Self-Reporting Malpractice: Best Practices
We have clients who come to us with cases against their former lawyers. Some clients tell us, “My attorney admitted fault and told me to call you.”
In such cases, the attorney at fault is often cooperative, and the case proceeds as smoothly as possible. An attorney admitting their own malpractice may seem shocking, but it shouldn’t be.
It is representative of ethical and best practices of attorneys.
The ABA Standing Committee on Ethics and Professional Responsibility issued a Formal Opinion some time ago on Rule 1.4, recently referenced in the New Jersey Law Journal, reminding that it requires that lawyers “self report” errors in the representation to a client.
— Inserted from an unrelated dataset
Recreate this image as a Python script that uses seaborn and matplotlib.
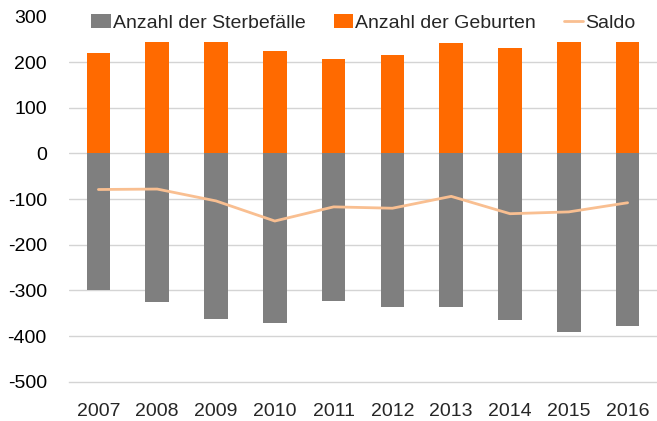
import numpy as np
import pandas as pd
import seaborn as sns
import matplotlib.pyplot as plt
from matplotlib.ticker import FixedLocator

# Werte
JAHRE = ["2007", "2008", "2009", "2010", "2011", "2012", "2013", "2014", "2015", "2016"]
STERBEFAELLE = [-299, -325, -363, -371, -323, -336, -337, -364, -391, -377]
GEBURTEN = [220, 244, 244, 225, 206, 216, 242, 231, 244, 244]
SALDO = [-79, -78, -104, -148, -117, -120, -94, -132, -128, -108]

df = pd.DataFrame({
    "Jahr": JAHRE,
    "Sterbefaelle": STERBEFAELLE,
    "Geburten": GEBURTEN,
    "Saldo": SALDO,
})

sns.set_style("white")
plt.rcParams["font.family"] = ["Liberation Sans", "DejaVu Sans"]
plt.rcParams["axes.unicode_minus"] = False

fig = plt.figure(figsize=(6.57, 4.21), dpi=100)
ax = fig.add_axes([69 / 657, 1 - 381.8 / 421, 1 - 69 / 657, (381.8 - 16.4) / 421])

sns.barplot(data=df, x="Jahr", y="Sterbefaelle", color="#7f7f7f", saturation=1,
            width=0.4, linewidth=0, label="Anzahl der Sterbefälle", ax=ax)
sns.barplot(data=df, x="Jahr", y="Geburten", color="#ff6a00", saturation=1,
            width=0.4, linewidth=0, label="Anzahl der Geburten", ax=ax)
sns.pointplot(data=df, x="Jahr", y="Saldo", color="#f9bf91", markers="",
              linewidth=2, errorbar=None, label="Saldo", ax=ax)

ax.set_xlim(-0.5, len(JAHRE) - 0.5)
ax.set_ylim(-500, 300)
ax.set_yticks(np.arange(-500, 301, 100))

# Gitterlinien (ohne die oberste bei 300)
for v in range(-400, 201, 100):
    ax.axhline(v, color="#d4d4d4", linewidth=1, zorder=0)

for side in ["top", "right", "left"]:
    ax.spines[side].set_visible(False)
ax.spines["bottom"].set_color("#d4d4d4")
ax.spines["bottom"].set_linewidth(1)

ax.set_xlabel("")
ax.set_ylabel("")
ax.tick_params(axis="y", length=0, pad=16, labelsize=14, colors="#000000")
ax.tick_params(axis="x", which="major", length=0, pad=15, labelsize=14)
ax.xaxis.set_minor_locator(FixedLocator(np.arange(-0.5, len(JAHRE), 1.0)))
ax.tick_params(axis="x", which="minor", length=5, color="#d4d4d4", width=1)

handles, labels = ax.get_legend_handles_labels()
order = [labels.index(n) for n in ["Anzahl der Sterbefälle", "Anzahl der Geburten", "Saldo"]]
ax.legend([handles[i] for i in order], [labels[i] for i in order], ncol=3, loc="center left",
          bbox_to_anchor=(0.038, (381.8 - 23) / (381.8 - 16.4)),
          frameon=False, fontsize=14, handlelength=1.0, handleheight=0.7,
          handletextpad=0.1, columnspacing=1.45, borderpad=0, borderaxespad=0)

fig.savefig("out.png", dpi=100)
plt.close(fig)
American Bar Association (ABA) Rules 1.4 and 1.7
Rules 1.4 and 1.7, and interpretation of them, have held that attorneys have an obligation to notify clients when the client may have a legal malpractice claim, even if notification is adverse to the attorney’s own interest.
The rule stems from a combined analysis of Rules 1.4 and 1.7 of the Rules of Professional Conduct. Rule 1.4 requires a lawyer to keep a client “reasonably informed”. Rule 1.7 requires lawyers to disclose errors if there are conflicts of interest.
Common Legal Malpractice Examples
Some of the most common forms of legal malpractice include failure to know the law, failure to understand the law and the specific case, failure to communicate properly with the client and abide by his/her wishes, and failure to assess and abide by applicable statutes of limitation and filing deadlines.
For a deeper dive into the subject matter on revealing your own malpractice to clients, how the rules surrounding this obligation have been interpreted by case law and when this obligation arises, a fairly comprehensive article was published by Benjamin Cooper in 2010 in the Baylor Law Review, “The Lawyer’s Duty to Inform His Client of His Own Malpractice.”
How to Properly Self-Report Legal Malpractice
When self-reporting, it is good practice to do so in a writing that is dated and signed, that defines the known malpractice, and that informs the client that you recommend that they consult with a lawyer well-versed in legal malpractice. You can list two or three counsel in the writing for the client to go to for consultation. We have certainly had lawyers call us, indicating the malpractice and that they told their client to call us.
The hope for all of us is that our practice goes smoothly and there are no incidences of malpractice. But if they occur, there are best practices to follow that do not compound or magnify the situation.
Consequences of Not Self-Reporting Legal Malpractice
The interesting thing about statute of limitations is that if you do NOT self-report legal malpractice in a timely fashion, and it is alleged and proven that this was done in an effort to fraudulently conceal it, Connecticut law is that pursuant to Connecticut General Statute Section 52-595, the statute of limitations on the malpractice is tolled until the client discovers the existence of the malpractice.
This, as well as insurance considerations, are good incentive to comply with the Rules of Professional Conduct and self-report malpractice to a client.